__Data entries__.
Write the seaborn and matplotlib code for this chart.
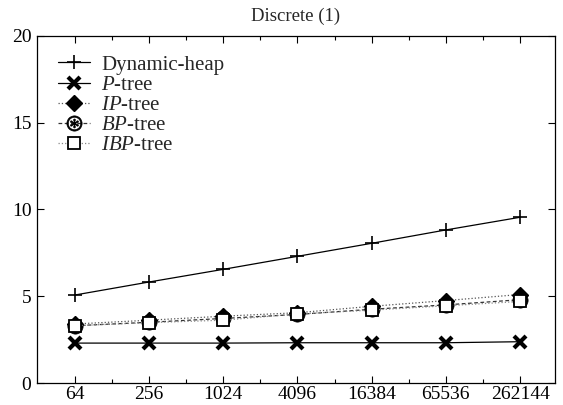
import matplotlib
matplotlib.use("Agg")
import matplotlib.pyplot as plt
import seaborn as sns
import pandas as pd
import numpy as np
from matplotlib.ticker import FixedLocator, NullFormatter

sns.set_theme(style="ticks")
plt.rcParams['font.family'] = ['Liberation Serif', 'DejaVu Serif']
plt.rcParams['mathtext.fontset'] = 'custom'
plt.rcParams['mathtext.it'] = 'Liberation Serif:italic'
plt.rcParams['mathtext.rm'] = 'Liberation Serif'

sizes = [64, 256, 1024, 4096, 16384, 65536, 262144]
tick_labels = ["64", "256", "1024", "4096", "16384", "65536", "262144"]
dynamic_heap = [5.07, 5.82, 6.55, 7.3, 8.05, 8.82, 9.55]
p_tree = [2.3, 2.3, 2.3, 2.32, 2.32, 2.32, 2.38]
ip_tree = [3.4, 3.62, 3.85, 4.05, 4.42, 4.75, 5.1]
bp_tree = [3.3, 3.5, 3.72, 3.95, 4.25, 4.5, 4.8]
ibp_tree = [3.3, 3.48, 3.62, 3.98, 4.2, 4.45, 4.7]

series = [
    ("Dynamic-heap", dynamic_heap, dict(color="black", lw=0.9, ls="-", marker="+", ms=10, mew=1.2, mfc="black", mec="black")),
    (r"$\it{P}$-tree", p_tree, dict(color="black", lw=0.9, ls="-", marker="x", ms=8.5, mew=3, mfc="black", mec="black")),
    (r"$\it{IP}$-tree", ip_tree, dict(color="#555555", lw=0.9, ls=":", marker="D", ms=8, mew=1, mfc="black", mec="black")),
    (r"$\it{BP}$-tree", bp_tree, dict(color="#333333", lw=0.9, ls=(0, (3, 2)), marker=r"$\circledast$", ms=11, mew=0.5, mfc="black", mec="black")),
    (r"$\it{IBP}$-tree", ibp_tree, dict(color="#888888", lw=0.9, ls=":", marker="s", ms=8.5, mew=1.3, mfc="white", mec="black")),
]

fig = plt.figure(figsize=(5.63, 4.05), dpi=100)
ax = fig.add_axes([0.0657, 0.0543, 0.92, 0.857])

for name, vals, st in series:
    df = pd.DataFrame({"size": sizes, "value": vals})
    sns.lineplot(data=df, x="size", y="value", ax=ax, label=name, **st)

ax.set_xscale("log", base=2)
ax.set_xlim(64 / 4 ** 0.51, 262144 * 4 ** 0.47)
ax.set_ylim(0, 20)
ax.xaxis.set_major_locator(FixedLocator(sizes))
ax.set_xticklabels(tick_labels)
ax.xaxis.set_minor_locator(FixedLocator([s * 2 for s in sizes[:-1]]))
ax.xaxis.set_minor_formatter(NullFormatter())
ax.set_yticks([0, 5, 10, 15, 20])
ax.yaxis.set_minor_locator(FixedLocator([]))
ax.tick_params(axis="both", which="both", direction="in", top=True, right=True,
               labelsize=14, length=5, width=0.8, color="black", labelcolor="black")
ax.tick_params(axis="x", which="minor", length=3)
ax.tick_params(axis="x", pad=2.5)
ax.tick_params(axis="y", pad=4)
for sp in ax.spines.values():
    sp.set_color("black")
    sp.set_linewidth(0.9)
ax.set_xlabel("")
ax.set_ylabel("")
ax.set_title("Discrete (1)", fontsize=13.5, pad=11)
leg = ax.legend(loc="upper left", frameon=False, fontsize=15, handlelength=1.55,
                handletextpad=0.55, labelspacing=0.03, borderaxespad=0.0,
                borderpad=0.0, bbox_to_anchor=(0.04, 0.945))
fig.savefig("out.png", dpi=100)
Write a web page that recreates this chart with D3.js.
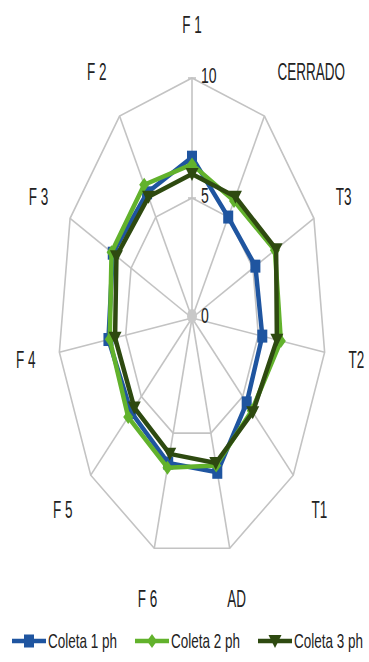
<!DOCTYPE html>
<html><head><meta charset="utf-8">
<script src="https://cdn.jsdelivr.net/npm/d3@7"></script>
<style>body{margin:0;background:#fff}svg{display:block}</style>
</head><body><svg id="c" width="369" height="662"></svg>
<script>
const categories = ["F 1","CERRADO","T3","T2","T1","AD","F 6","F 5","F 4","F 3","F 2"];
const coleta1 = [6.7,5.0,5.2,5.3,5.4,6.7,6.3,6.0,6.3,6.5,6.2];
const coleta2 = [6.4,5.8,6.8,6.7,5.9,6.4,6.5,6.3,6.2,6.6,6.6];
const coleta3 = [6.0,6.0,6.9,6.4,6.0,6.3,5.9,5.7,5.8,6.2,6.0];
const seriesNames = ["Coleta 1 ph","Coleta 2 ph","Coleta 3 ph"];
const seriesColors = ["#1f55a0","#62b22c","#2e4a10"];
const tickValues = [0,5,10];

const svg = d3.select("#c");
const cx = 192, cy = 318;
const rX = d3.scaleLinear().domain([0,10]).range([0,134]);
const rY = d3.scaleLinear().domain([0,10]).range([0,240]);
const ang = d3.scaleLinear().domain([0,categories.length]).range([0,2*Math.PI]);
function pt(i,v){const a=ang(i);return [cx+rX(v)*Math.sin(a), cy-rY(v)*Math.cos(a)];}

const grid = svg.append("g");
const gridColor = "#c3c3c3";
tickValues.filter(t=>t>0).forEach(t=>{
  grid.append("path")
    .attr("d", d3.line()(categories.map((c,i)=>pt(i,t))) + "Z")
    .attr("fill","none").attr("stroke",gridColor).attr("stroke-width",1.6);
});
categories.forEach((c,i)=>{
  const p=pt(i,10);
  grid.append("line").attr("x1",cx).attr("y1",cy).attr("x2",p[0]).attr("y2",p[1])
    .attr("stroke",gridColor).attr("stroke-width",1.6);
});
tickValues.forEach(t=>{
  const p=pt(0,t);
  grid.append("line").attr("x1",p[0]-4).attr("x2",p[0]+4).attr("y1",p[1]).attr("y2",p[1])
    .attr("stroke",gridColor).attr("stroke-width",1.6);
});
grid.append("ellipse").attr("cx",cx).attr("cy",cy-2).attr("rx",5).attr("ry",7).attr("fill","#c8c8c8");

tickValues.forEach(t=>{
  const p=pt(0,t);
  svg.append("text").attr("transform",`translate(${p[0]+9},${p[1]-3}) scale(1,1.6)`)
    .attr("dy","0.35em").attr("font-family","Liberation Sans, Arial, sans-serif")
    .attr("font-size",14).attr("fill","#222").text(t);
});

categories.forEach((c,i)=>{
  const a=ang(i), s=Math.sin(a), co=Math.cos(a);
  const x = cx + rX(10)*1.18*s;
  const y = cy - rY(10)*1.22*co;
  const anchor = Math.abs(s)<0.3 ? "middle" : (s>0?"start":"end");
  svg.append("text").attr("transform",`translate(${x},${y}) scale(1,1.75)`)
    .attr("dy","0.35em").attr("text-anchor",anchor)
    .attr("font-family","Liberation Sans, Arial, sans-serif").attr("font-size",13.5)
    .attr("fill","#222").text(c);
});

function marker(g, k, x, y, color){
  if(k===0){
    g.append("rect").attr("x",x-5).attr("y",y-6.5).attr("width",10).attr("height",13).attr("fill",color);
  } else if(k===1){
    g.append("path").attr("d",`M${x},${y-7}L${x+5},${y}L${x},${y+7}L${x-5},${y}Z`).attr("fill",color);
  } else {
    g.append("path").attr("d",`M${x-6.5},${y-6}L${x+6.5},${y-6}L${x},${y+7}Z`).attr("fill",color);
  }
}
const allSeries=[coleta1,coleta2,coleta3];
allSeries.forEach((vals,k)=>{
  const g=svg.append("g");
  const pts=vals.map((v,i)=>pt(i,v));
  g.append("path").attr("d",d3.line()(pts)+"Z").attr("fill","none")
    .attr("stroke",seriesColors[k]).attr("stroke-width",4.5).attr("stroke-linejoin","round");
  pts.forEach(p=>marker(g,k,p[0],p[1],seriesColors[k]));
});

const legX=[12,135,258];
seriesNames.forEach((n,k)=>{
  const g=svg.append("g");
  const y=641;
  g.append("line").attr("x1",legX[k]).attr("x2",legX[k]+34).attr("y1",y).attr("y2",y)
    .attr("stroke",seriesColors[k]).attr("stroke-width",4.5);
  marker(g,k,legX[k]+17,y,seriesColors[k]);
  g.append("text").attr("transform",`translate(${legX[k]+36},${y}) scale(0.93,1.4)`)
    .attr("dy","0.35em").attr("font-family","Liberation Sans, Arial, sans-serif")
    .attr("font-size",14.5).attr("fill","#222").text(n);
});
</script></body></html>
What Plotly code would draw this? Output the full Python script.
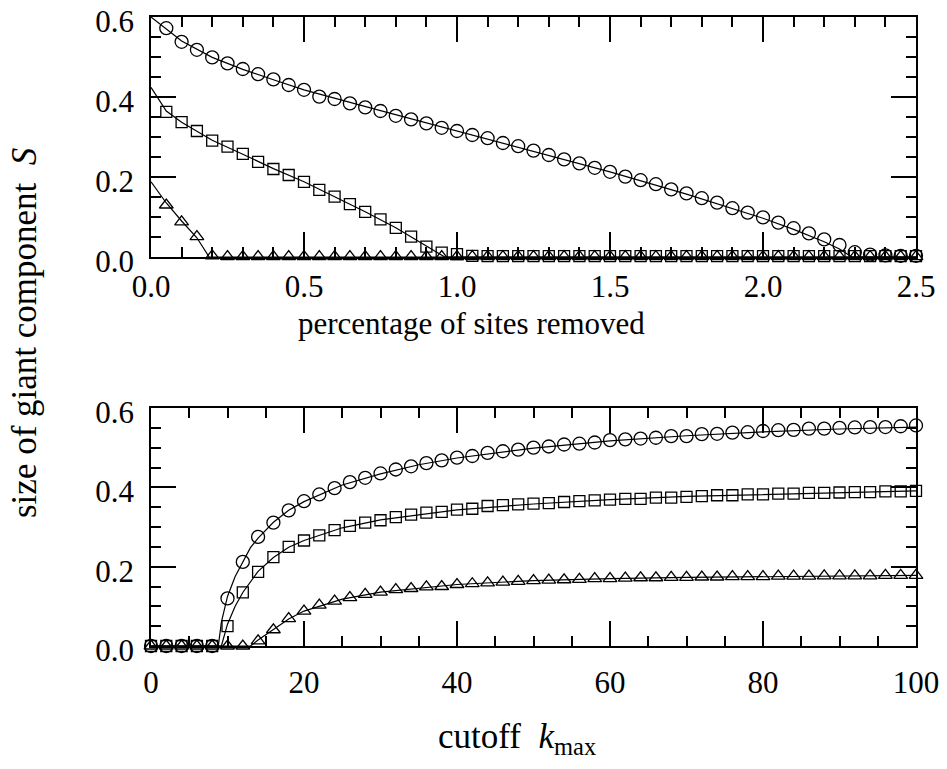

__The task__. Read the entries and pick out all lines that include the word "seaborn".

__Task solution__.
Write the seaborn and matplotlib code for this chart.
import seaborn as sns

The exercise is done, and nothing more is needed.